Pedro Almeida Jiménez (1774–1838)
Un mejicano: el pecado de Adan
Mérida: Imprenta de Lorenzo Seguí, 1838
This exceedingly scarce book is considered to be the first novel published in the Yucatán Peninsula, although its form is that of a long poem composed in twelve cantos, in neoclassical style. Its rarity has been attributed to the author’s own attempts to prevent its circulation; in 2011, its importance was recognized with a scholarly reprint, which has at last brought it to a wider audience.
In a scenario indebted to Dante, the semi-autobiographical protagonist, Pedro Jiménez, is guided through hell to the edge of heaven. During twenty years of travel, he also visits different parts of Mexico, before returning to his father’s home, a wiser man. The wide-ranging subject matter touches on governmental systems, world religions, and the issues facing a recently independent Mexico, including the place of indigenous people in a nation based upon European ideas.
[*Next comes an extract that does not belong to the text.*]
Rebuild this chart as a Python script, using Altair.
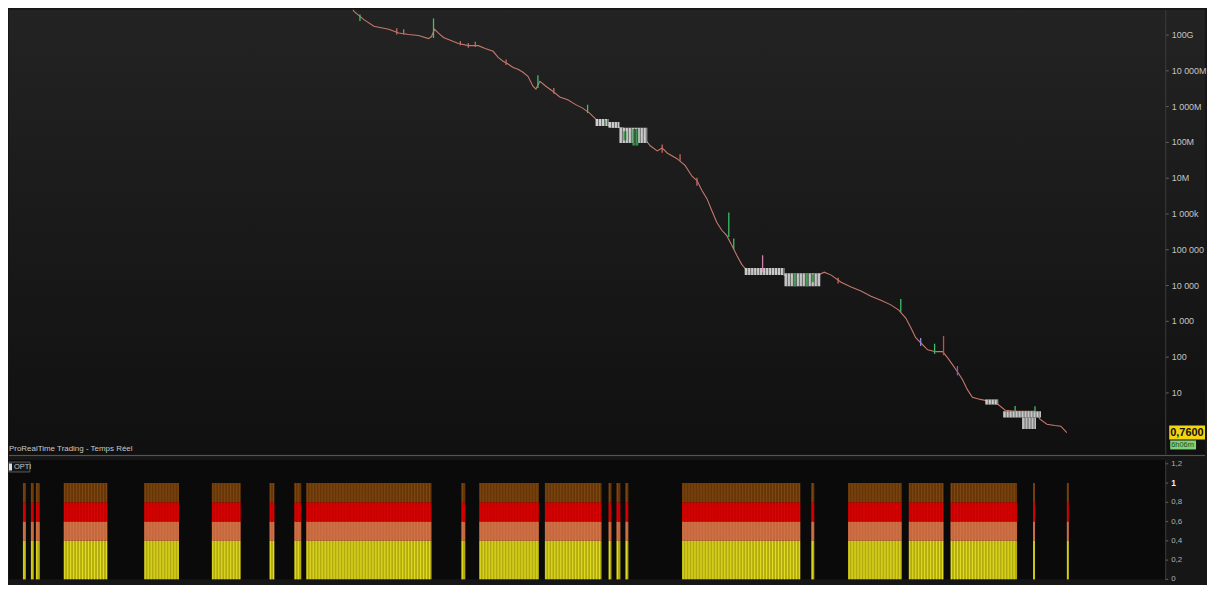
import altair as alt
import pandas as pd

# ---------------- data ----------------
price_t = [350, 355, 365, 375, 390, 400, 410, 420, 430, 433, 436, 440, 445, 450, 460, 470, 480, 487,
           495, 500, 505, 510, 515, 520, 525, 530, 535, 538, 542, 548, 555, 562, 570, 578, 585, 592,
           598, 605, 615, 625, 635, 645, 653, 660, 665, 670, 680, 688, 695, 700, 705, 710, 715, 720,
           725, 730, 735, 740, 745, 750, 760, 770, 780, 790, 800, 810, 820, 828, 835, 845, 855, 865,
           875, 885, 895, 903, 910, 915, 920, 925, 932, 940, 947, 952, 957, 962, 967, 972, 977, 985,
           995, 1003, 1010, 1020, 1030, 1040, 1045, 1052, 1060, 1066, 1072]
price_close = [9.0e11, 4.4e11, 2.6e11, 1.7e11, 1.4e11, 1.1e11, 1.0e11, 9.4e10, 7.7e10, 8.8e10, 1.4e11,
               1.1e11, 8.3e10, 7.3e10, 5.6e10, 4.9e10, 4.9e10, 4.1e10, 3.4e10, 2.3e10, 1.8e10, 1.5e10,
               1.2e10, 1.07e10, 8.8e9, 6.8e9, 3.6e9, 3.0e9, 4.9e9, 3.6e9, 2.6e9, 1.8e9, 1.5e9, 1.1e9,
               8.8e8, 6.4e8, 4.4e8, 3.2e8, 2.6e8, 2.5e8, 2.0e8, 1.5e8, 7.8e7, 5.6e7, 6.8e7, 4.9e7,
               3.4e7, 2.2e7, 1.1e7, 8.3e6, 4.4e6, 2.6e6, 1.2e6, 5.6e5, 3.4e5, 2.4e5, 1.3e5, 6.8e4,
               3.8e4, 2.6e4, 2.6e4, 2.3e4, 2.3e4, 1.8e4, 1.8e4, 1.8e4, 1.8e4, 2.3e4, 1.9e4, 1.2e4,
               8.8e3, 6.8e3, 4.9e3, 3.8e3, 2.8e3, 2.0e3, 1.2e3, 650, 340, 245, 156, 138, 138, 94, 60,
               38, 23, 12, 7.3, 6.4, 5.6, 4.6, 3.2, 3.0, 3.0, 3.0, 1.8, 1.3, 1.2, 1.14, 0.76]

# candle wicks (green = up, red = down)
spike_t = [361, 398, 405, 435, 462, 470, 477, 508, 540, 556, 590, 608, 665, 683, 700, 732, 737,
           766, 842, 905, 925, 939, 948, 962, 1020, 1040]
spike_low = [2.4e11, 1.0e11, 1.0e11, 8.0e10, 5.0e10, 4.3e10, 4.5e10, 1.4e10, 3.2e9, 2.2e9, 6.4e8,
             2.8e8, 5.0e7, 3.0e7, 6.0e6, 2.2e5, 1.0e5, 2.3e4, 1.1e4, 1.8e3, 200, 120, 110, 30, 2.8, 2.8]
spike_high = [3.6e11, 1.5e11, 1.4e11, 2.8e11, 6.6e10, 5.8e10, 6.3e10, 2.0e10, 7.3e9, 3.2e9, 1.1e9,
              4.0e8, 8.5e7, 4.5e7, 1.0e7, 1.07e6, 2.0e5, 6.8e4, 1.6e4, 4.1e3, 330, 230, 380, 55, 4.2, 4.1]
spike_color = ["#3fbf6a", "#c86a62", "#c86a62", "#3fbf6a", "#c86a62", "#c86a62", "#c86a62",
               "#c86a62", "#3fbf6a", "#c86a62", "#3fbf6a", "#3fbf6a", "#c86a62", "#c86a62",
               "#c86a62", "#3fbf6a", "#3fbf6a", "#d080a8", "#c86a62", "#3fbf6a", "#8a8ad8",
               "#3fbf6a", "#d04848", "#7a5ad0", "#3fbf6a", "#3fbf6a"]

# consolidation zones drawn as blocks of candle bodies
box_t1 = [598, 611, 622, 626, 635, 748, 788, 797, 809, 815, 990, 1008, 1027, 1031]
box_t2 = [611, 622, 650, 629, 641, 788, 824, 800, 812, 818, 1003, 1046, 1041, 1034]
box_low = [2.8e8, 2.5e8, 9.3e7, 1.1e8, 8.0e7, 1.9e4, 9.3e3, 9.3e3, 9.3e3, 1.2e4, 4.6, 2.0, 0.95, 0.95]
box_high = [4.4e8, 3.6e8, 2.5e8, 2.0e8, 2.3e8, 3.0e4, 2.15e4, 2.15e4, 2.15e4, 2.0e4, 6.4, 3.0, 2.0, 2.0]
box_color = ["#dcdcdc", "#dcdcdc", "#d8d8d8", "#3e9a52", "#3e9a52", "#d8d8d8", "#d4d4d4",
             "#3e9a52", "#3e9a52", "#3e9a52", "#d8d8d8", "#d8d8d8", "#cfcfcf", "#b8b8b8"]

# OPTI indicator: runs of bars where it equals 1
opti_start = [22, 30, 35, 63, 144, 212, 270, 295, 307, 463, 481, 547, 611, 619, 628, 685, 815,
              852, 913, 955, 1038, 1072]
opti_end = [25, 33, 39, 107, 179, 241, 275, 302, 433, 467, 541, 604, 614, 623, 631, 804, 818,
            906, 948, 1022, 1040, 1074]
band_lo = [0.0, 0.4, 0.6, 0.8]
band_hi = [0.4, 0.6, 0.8, 1.0]
band_color = ["#b2ac10", "#c6673e", "#c80000", "#683606"]
band_light = ["#e2dc22", "#cf7448", "#d60404", "#7c4814"]
BAR_STEP = 3  # spacing of one bar in time units

price_ticks = [1e1, 1e2, 1e3, 1e4, 1e5, 1e6, 1e7, 1e8, 1e9, 1e10, 1e11]
price_tick_labels = ["10", "100", "1 000", "10 000", "100 000", "1 000k", "10M", "100M",
                     "1 000M", "10 000M", "100G"]
osc_ticks = [0, 0.2, 0.4, 0.6, 0.8, 1.0, 1.2]
osc_tick_labels = ["0", "0,2", "0,4", "0,6", "0,8", "1", "1,2"]
osc_tick_bold = [False, False, False, False, False, True, False]

last_price = 0.76
last_price_label = "0,7600"
timer_label = "6h06m"
title_text = "ProRealTime Trading - Temps Réel"
ind_name = "OPTI"

# ---------------- layout ----------------
W = 1163
H1 = 447
H2 = 120
AX = 40
X_DOM = [8, 1171]
Y_DOM = [0.19, 4.95e11]
Y2_DOM = [0, 1.239]
FONT = "Liberation Sans"

xs = alt.Scale(domain=X_DOM)
ys = alt.Scale(type="log", domain=Y_DOM)

expr = "''"
for v, lab in reversed(list(zip(price_ticks, price_tick_labels))):
    expr = f"datum.value < {v * 3.1623} ? '{lab}' : ({expr})"

price_axis = alt.Axis(orient="right", values=price_ticks, labelExpr=expr, grid=False, zindex=1,
                      domainColor="#3c3c3c", tickColor="#666666", tickSize=3, labelPadding=3,
                      labelColor="#c4c4c4", labelFontSize=9, labelFont=FONT, labelOverlap=False,
                      title=None)

one = pd.DataFrame({"a": [0]})
price_df = pd.DataFrame({"t": price_t, "close": price_close})
spike_df = pd.DataFrame({"t": spike_t, "lo": spike_low, "hi": spike_high, "c": spike_color})
box_df = pd.DataFrame({"t1": box_t1, "t2": box_t2, "lo": box_low, "hi": box_high, "c": box_color})
box_gap_rows = []
for t1, t2, lo, hi in zip(box_t1, box_t2, box_low, box_high):
    for t in range(t1 + BAR_STEP, t2, BAR_STEP):
        box_gap_rows.append({"t": t, "lo": lo, "hi": hi})
box_gap_df = pd.DataFrame(box_gap_rows)

bg_top = alt.Chart(one).mark_rect(
    color=alt.Gradient(gradient="linear", x1=0, x2=0, y1=0, y2=1,
                       stops=[alt.GradientStop(color="#232323", offset=0),
                              alt.GradientStop(color="#101010", offset=1)])
).encode(x=alt.value(0), x2=alt.value(W + AX), y=alt.value(0), y2=alt.value(H1))

line = alt.Chart(price_df).mark_line(color="#c4786e", strokeWidth=1.1, clip=True).encode(
    x=alt.X("t:Q", scale=xs, axis=None),
    y=alt.Y("close:Q", scale=ys, axis=price_axis),
)
spikes = alt.Chart(spike_df).mark_rule(strokeWidth=1.3, clip=True).encode(
    x=alt.X("t:Q", scale=xs), y=alt.Y("lo:Q", scale=ys), y2="hi:Q",
    color=alt.Color("c:N", scale=None),
)
boxes = alt.Chart(box_df).mark_rect(clip=True, opacity=0.92).encode(
    x=alt.X("t1:Q", scale=xs), x2="t2:Q", y=alt.Y("lo:Q", scale=ys), y2="hi:Q",
    color=alt.Color("c:N", scale=None),
)
box_gaps = alt.Chart(box_gap_df).mark_rule(color="#202020", strokeWidth=0.8, opacity=0.7, clip=True).encode(
    x=alt.X("t:Q", scale=xs), y=alt.Y("lo:Q", scale=ys), y2="hi:Q")

tag_df = pd.DataFrame({"p": [last_price]})
tag_box = alt.Chart(tag_df).mark_rect(color="#f2d410", yOffset=-7, y2Offset=7).encode(
    x=alt.value(W + 4), x2=alt.value(W + AX), y=alt.Y("p:Q", scale=ys), y2="p:Q")
tag_txt = alt.Chart(tag_df).mark_text(text=last_price_label, color="#111111", fontSize=11,
                                      fontWeight="bold", font=FONT, align="left",
                                      baseline="middle").encode(
    x=alt.value(W + 5), y=alt.Y("p:Q", scale=ys))
tim_box = alt.Chart(tag_df).mark_rect(color="#7fd27a", yOffset=8, y2Offset=17).encode(
    x=alt.value(W + 5), x2=alt.value(W + 31), y=alt.Y("p:Q", scale=ys), y2="p:Q")
tim_txt = alt.Chart(tag_df).mark_text(text=timer_label, color="#1d4d1d", fontSize=7.5, font=FONT,
                                      align="left", baseline="middle", dy=12.5).encode(
    x=alt.value(W + 6), y=alt.Y("p:Q", scale=ys))
title = alt.Chart(one).mark_text(text=title_text, color="#c8c8c8", fontSize=8, font=FONT,
                                 align="left", baseline="bottom").encode(
    x=alt.value(0), y=alt.value(H1 - 1))
sep = alt.Chart(one).mark_rule(color="#5a5a5a", strokeWidth=1).encode(
    x=alt.value(0), x2=alt.value(W + AX), y=alt.value(H1 + 1.5))

top = alt.layer(bg_top, line, boxes, box_gaps, spikes, tag_box, tag_txt, tim_box, tim_txt,
                title, sep).properties(width=W, height=H1)

# ---------------- oscillator panel ----------------
rows = []
stripe_rows = []
for s, e in zip(opti_start, opti_end):
    for lo, hi, c, cl in zip(band_lo, band_hi, band_color, band_light):
        rows.append({"s": s, "e": e, "lo": lo, "hi": hi, "c": c})
        for t in range(s + 1, e, BAR_STEP):
            stripe_rows.append({"t": t, "lo": lo, "hi": hi, "c": cl})
bar_df = pd.DataFrame(rows)
stripe_df = pd.DataFrame(stripe_rows)
osc_df = pd.DataFrame({"v": osc_ticks, "lab": osc_tick_labels, "bold": osc_tick_bold})

ys2 = alt.Scale(domain=Y2_DOM)
osc_axis = alt.Axis(orient="right", labels=False, ticks=False, grid=False, zindex=1,
                    domainColor="#3c3c3c", title=None)

bg_bot = alt.Chart(one).mark_rect(color="#0a0a0a").encode(
    x=alt.value(0), x2=alt.value(W), y=alt.value(0), y2=alt.value(H2))
bars = alt.Chart(bar_df).mark_rect().encode(
    x=alt.X("s:Q", scale=xs, axis=None), x2="e:Q",
    y=alt.Y("lo:Q", scale=ys2, axis=osc_axis), y2="hi:Q",
    color=alt.Color("c:N", scale=None),
)
stripes = alt.Chart(stripe_df).mark_rule(strokeWidth=1.1).encode(
    x=alt.X("t:Q", scale=xs), y=alt.Y("lo:Q", scale=ys2), y2="hi:Q",
    color=alt.Color("c:N", scale=None),
)
osc_ticks_m = alt.Chart(osc_df).mark_rule(color="#666666").encode(
    x=alt.value(W), x2=alt.value(W + 3), y=alt.Y("v:Q", scale=ys2))
osc_lab = alt.Chart(osc_df).transform_filter("!datum.bold").mark_text(
    color="#b0b0b0", fontSize=8, font=FONT, align="left", baseline="middle").encode(
    x=alt.value(W + 6), y=alt.Y("v:Q", scale=ys2), text="lab:N")
osc_lab_b = alt.Chart(osc_df).transform_filter("datum.bold").mark_text(
    color="#f0f0f0", fontSize=8.5, fontWeight="bold", font=FONT, align="left",
    baseline="middle").encode(
    x=alt.value(W + 6), y=alt.Y("v:Q", scale=ys2), text="lab:N")
opti_box = alt.Chart(one).mark_rect(color="#161616", stroke="#5a5a5a", strokeWidth=1).encode(
    x=alt.value(0), x2=alt.value(21), y=alt.value(2), y2=alt.value(12))
opti_icon = alt.Chart(one).mark_rect(color="#dddddd").encode(
    x=alt.value(0), x2=alt.value(3), y=alt.value(3.5), y2=alt.value(10.5))
opti_txt = alt.Chart(one).mark_text(text=ind_name, color="#c8c8c8", fontSize=7.5, font=FONT,
                                    align="left", baseline="middle").encode(
    x=alt.value(5), y=alt.value(7.5))

bottom = alt.layer(bg_bot, bars, stripes, osc_ticks_m, osc_lab, osc_lab_b, opti_box, opti_icon,
                   opti_txt).properties(width=W, height=H2)

chart = alt.vconcat(top, bottom, spacing=3).properties(
    padding={"left": 0, "top": 0, "right": 0, "bottom": 0},
    background="#161616",
).configure_view(stroke=None)

chart.save("out.html", embed_options={"renderer": "svg", "actions": False})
The subtitle of the book alludes to the successes of Mexican independence in general and in relation to the Yucatán Peninsula. In May of 1838, Captain Santiago Imán of the state militia led a revolt against Mexican centralism at Tizimín in the northeast of Yucatán. His first action was defeated, but with Maya troops—whom he promised relief from Church obventions—he gained control of Valladolid. The entire state of Yucatán rose up to drive Mexican troops from Campeche in June 1840.